● Task input

+ + + +

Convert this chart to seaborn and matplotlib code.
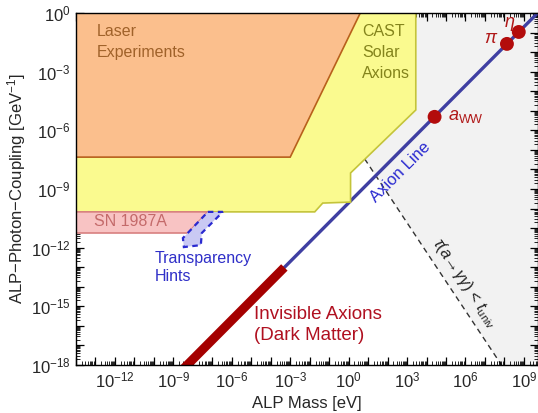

+ + + +

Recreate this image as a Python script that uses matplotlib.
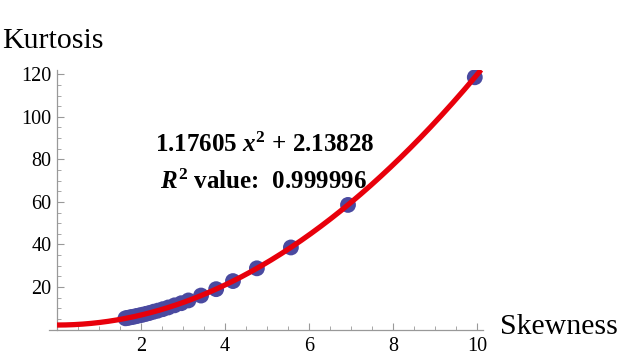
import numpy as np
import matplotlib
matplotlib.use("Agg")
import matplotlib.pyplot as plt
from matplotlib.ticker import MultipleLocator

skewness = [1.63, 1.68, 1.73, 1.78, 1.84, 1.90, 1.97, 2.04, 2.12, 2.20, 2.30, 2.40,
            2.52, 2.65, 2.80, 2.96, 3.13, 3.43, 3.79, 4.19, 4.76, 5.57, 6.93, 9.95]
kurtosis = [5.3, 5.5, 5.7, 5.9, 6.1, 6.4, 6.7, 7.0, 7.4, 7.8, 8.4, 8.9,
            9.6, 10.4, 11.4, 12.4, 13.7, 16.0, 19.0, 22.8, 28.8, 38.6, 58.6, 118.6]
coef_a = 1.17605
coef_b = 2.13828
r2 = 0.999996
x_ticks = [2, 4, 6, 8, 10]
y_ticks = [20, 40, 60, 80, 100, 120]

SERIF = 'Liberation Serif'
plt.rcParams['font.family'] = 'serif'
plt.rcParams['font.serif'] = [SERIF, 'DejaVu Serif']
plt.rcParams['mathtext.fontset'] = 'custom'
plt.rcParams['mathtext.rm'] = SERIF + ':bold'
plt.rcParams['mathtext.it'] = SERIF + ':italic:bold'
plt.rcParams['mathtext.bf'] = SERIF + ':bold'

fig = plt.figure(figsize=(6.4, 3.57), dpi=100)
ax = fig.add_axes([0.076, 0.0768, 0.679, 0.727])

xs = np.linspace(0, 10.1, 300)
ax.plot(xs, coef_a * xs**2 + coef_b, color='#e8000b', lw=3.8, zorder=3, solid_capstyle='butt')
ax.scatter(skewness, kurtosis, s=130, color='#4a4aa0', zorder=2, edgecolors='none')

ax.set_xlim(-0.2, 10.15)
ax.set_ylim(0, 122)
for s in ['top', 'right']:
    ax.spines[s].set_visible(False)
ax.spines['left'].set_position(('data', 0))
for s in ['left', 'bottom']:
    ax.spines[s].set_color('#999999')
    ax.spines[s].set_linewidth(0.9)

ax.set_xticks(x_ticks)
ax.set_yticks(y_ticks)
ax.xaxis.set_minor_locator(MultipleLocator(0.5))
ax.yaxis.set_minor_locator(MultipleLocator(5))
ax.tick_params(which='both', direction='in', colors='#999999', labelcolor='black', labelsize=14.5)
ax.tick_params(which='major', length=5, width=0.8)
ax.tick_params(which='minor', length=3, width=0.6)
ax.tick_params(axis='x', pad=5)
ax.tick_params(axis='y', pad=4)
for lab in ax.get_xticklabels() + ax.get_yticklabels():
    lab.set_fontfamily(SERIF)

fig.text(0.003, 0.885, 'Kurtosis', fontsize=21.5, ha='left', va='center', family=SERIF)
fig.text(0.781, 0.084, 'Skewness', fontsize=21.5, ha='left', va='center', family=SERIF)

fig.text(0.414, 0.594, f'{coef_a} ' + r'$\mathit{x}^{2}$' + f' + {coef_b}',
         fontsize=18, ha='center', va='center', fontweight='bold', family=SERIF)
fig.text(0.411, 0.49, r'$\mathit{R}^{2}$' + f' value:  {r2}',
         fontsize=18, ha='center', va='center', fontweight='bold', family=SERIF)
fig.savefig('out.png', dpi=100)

+ + + +

● Work to be completed
Without the pictures, give again exactly the lines above starting at the line containing "Recreate this image" and ending at the line containing "from matplotlib.ticker import MultipleLocator".

● Expected answer
Recreate this image as a Python script that uses matplotlib.
import numpy as np
import matplotlib
matplotlib.use("Agg")
import matplotlib.pyplot as plt
from matplotlib.ticker import MultipleLocator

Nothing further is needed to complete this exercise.